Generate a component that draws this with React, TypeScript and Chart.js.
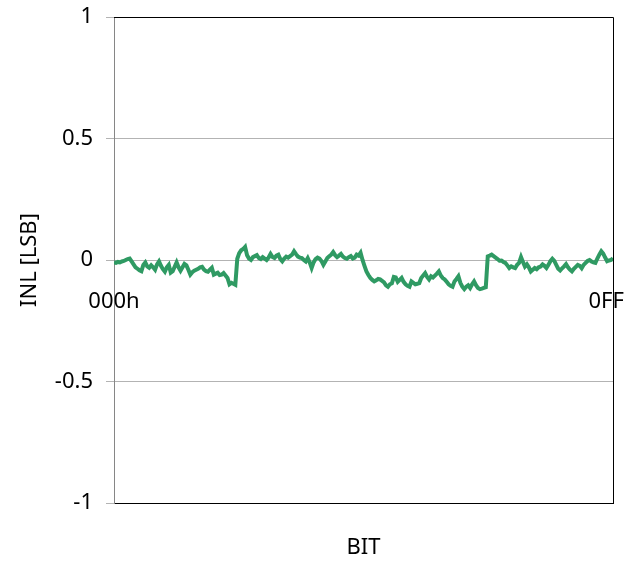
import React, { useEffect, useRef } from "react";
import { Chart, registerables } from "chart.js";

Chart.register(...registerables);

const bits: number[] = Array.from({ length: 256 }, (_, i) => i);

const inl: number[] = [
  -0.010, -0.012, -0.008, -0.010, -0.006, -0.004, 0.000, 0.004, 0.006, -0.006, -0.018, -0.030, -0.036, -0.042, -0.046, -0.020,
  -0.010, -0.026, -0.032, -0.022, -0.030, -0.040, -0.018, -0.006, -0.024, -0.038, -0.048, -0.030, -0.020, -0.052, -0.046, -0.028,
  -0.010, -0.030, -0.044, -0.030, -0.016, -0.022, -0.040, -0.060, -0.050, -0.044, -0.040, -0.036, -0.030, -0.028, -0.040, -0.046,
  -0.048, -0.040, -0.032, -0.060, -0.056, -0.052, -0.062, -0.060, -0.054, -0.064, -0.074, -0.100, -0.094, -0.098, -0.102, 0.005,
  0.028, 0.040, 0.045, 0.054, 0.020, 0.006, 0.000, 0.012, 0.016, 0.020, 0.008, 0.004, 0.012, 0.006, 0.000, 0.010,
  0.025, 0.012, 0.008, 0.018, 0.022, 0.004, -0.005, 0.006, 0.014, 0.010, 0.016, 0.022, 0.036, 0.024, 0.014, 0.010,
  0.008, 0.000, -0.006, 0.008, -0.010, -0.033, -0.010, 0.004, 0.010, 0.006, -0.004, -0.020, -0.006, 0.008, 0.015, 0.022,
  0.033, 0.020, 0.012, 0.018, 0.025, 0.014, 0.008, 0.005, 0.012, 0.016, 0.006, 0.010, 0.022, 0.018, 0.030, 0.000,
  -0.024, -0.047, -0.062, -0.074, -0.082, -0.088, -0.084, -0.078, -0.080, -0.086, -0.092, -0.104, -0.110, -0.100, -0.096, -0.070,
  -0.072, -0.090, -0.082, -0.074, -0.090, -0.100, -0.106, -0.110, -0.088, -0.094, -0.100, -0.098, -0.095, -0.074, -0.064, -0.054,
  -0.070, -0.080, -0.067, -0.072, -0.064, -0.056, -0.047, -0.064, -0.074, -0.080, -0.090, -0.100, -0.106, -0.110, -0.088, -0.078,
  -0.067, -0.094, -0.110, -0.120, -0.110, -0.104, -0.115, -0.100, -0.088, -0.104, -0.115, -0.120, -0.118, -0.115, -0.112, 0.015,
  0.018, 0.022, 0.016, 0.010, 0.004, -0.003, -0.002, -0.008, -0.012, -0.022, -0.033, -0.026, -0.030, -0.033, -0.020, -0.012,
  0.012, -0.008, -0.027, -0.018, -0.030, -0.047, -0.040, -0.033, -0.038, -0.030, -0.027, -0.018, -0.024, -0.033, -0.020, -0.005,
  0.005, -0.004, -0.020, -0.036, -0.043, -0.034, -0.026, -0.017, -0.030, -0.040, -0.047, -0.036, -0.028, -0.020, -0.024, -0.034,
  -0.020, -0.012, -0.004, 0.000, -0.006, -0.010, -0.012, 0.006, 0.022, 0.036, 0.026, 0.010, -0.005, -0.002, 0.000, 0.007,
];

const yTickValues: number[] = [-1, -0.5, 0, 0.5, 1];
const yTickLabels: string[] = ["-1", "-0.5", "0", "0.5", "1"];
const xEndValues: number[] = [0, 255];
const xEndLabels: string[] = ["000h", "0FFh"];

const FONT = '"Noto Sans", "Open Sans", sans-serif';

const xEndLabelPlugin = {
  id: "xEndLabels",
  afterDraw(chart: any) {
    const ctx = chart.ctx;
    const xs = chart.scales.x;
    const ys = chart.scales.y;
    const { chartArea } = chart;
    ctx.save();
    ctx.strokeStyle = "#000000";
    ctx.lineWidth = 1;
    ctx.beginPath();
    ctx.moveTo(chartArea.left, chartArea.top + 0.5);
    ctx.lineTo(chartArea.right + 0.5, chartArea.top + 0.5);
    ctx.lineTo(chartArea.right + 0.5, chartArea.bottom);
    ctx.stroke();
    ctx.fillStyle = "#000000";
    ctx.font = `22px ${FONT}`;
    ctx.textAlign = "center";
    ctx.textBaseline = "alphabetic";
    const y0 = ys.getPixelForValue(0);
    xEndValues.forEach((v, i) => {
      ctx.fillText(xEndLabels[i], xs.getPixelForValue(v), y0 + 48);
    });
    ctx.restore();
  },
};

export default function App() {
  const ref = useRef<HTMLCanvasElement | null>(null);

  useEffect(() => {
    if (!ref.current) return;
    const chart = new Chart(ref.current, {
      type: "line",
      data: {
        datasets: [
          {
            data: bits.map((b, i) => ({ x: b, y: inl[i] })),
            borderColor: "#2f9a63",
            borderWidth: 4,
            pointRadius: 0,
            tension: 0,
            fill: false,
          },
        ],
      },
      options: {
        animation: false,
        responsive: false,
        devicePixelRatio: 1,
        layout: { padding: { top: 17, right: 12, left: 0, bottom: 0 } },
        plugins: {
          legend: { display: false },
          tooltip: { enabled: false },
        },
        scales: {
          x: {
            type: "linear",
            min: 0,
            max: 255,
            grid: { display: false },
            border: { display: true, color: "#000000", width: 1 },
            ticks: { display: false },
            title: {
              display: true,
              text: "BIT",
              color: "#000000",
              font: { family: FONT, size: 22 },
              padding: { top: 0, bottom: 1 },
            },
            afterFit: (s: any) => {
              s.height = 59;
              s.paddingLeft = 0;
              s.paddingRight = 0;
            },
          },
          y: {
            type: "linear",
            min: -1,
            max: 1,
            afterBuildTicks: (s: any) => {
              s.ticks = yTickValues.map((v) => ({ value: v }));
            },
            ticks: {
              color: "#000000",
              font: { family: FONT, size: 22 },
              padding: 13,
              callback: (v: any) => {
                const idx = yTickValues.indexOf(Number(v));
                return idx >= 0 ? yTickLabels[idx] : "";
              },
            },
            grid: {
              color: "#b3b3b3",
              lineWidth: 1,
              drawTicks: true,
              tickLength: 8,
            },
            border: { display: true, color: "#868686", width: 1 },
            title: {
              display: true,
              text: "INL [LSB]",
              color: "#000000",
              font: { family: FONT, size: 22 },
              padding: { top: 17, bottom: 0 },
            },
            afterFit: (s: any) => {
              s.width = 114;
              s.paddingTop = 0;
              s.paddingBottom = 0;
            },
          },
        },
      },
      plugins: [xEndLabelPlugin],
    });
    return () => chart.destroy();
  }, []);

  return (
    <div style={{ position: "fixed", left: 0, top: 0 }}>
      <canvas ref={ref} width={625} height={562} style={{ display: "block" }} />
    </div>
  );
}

* * * * * * * * *

=== WHAT NEEDS TO BE DONE ===
Write down every line from the opening of the listing to the line with "Chart.register(...registerables);", both included, and nothing else; the pictures are omitted.

=== SOLVED EXERCISE ===
Generate a component that draws this with React, TypeScript and Chart.js.
import React, { useEffect, useRef } from "react";
import { Chart, registerables } from "chart.js";

Chart.register(...registerables);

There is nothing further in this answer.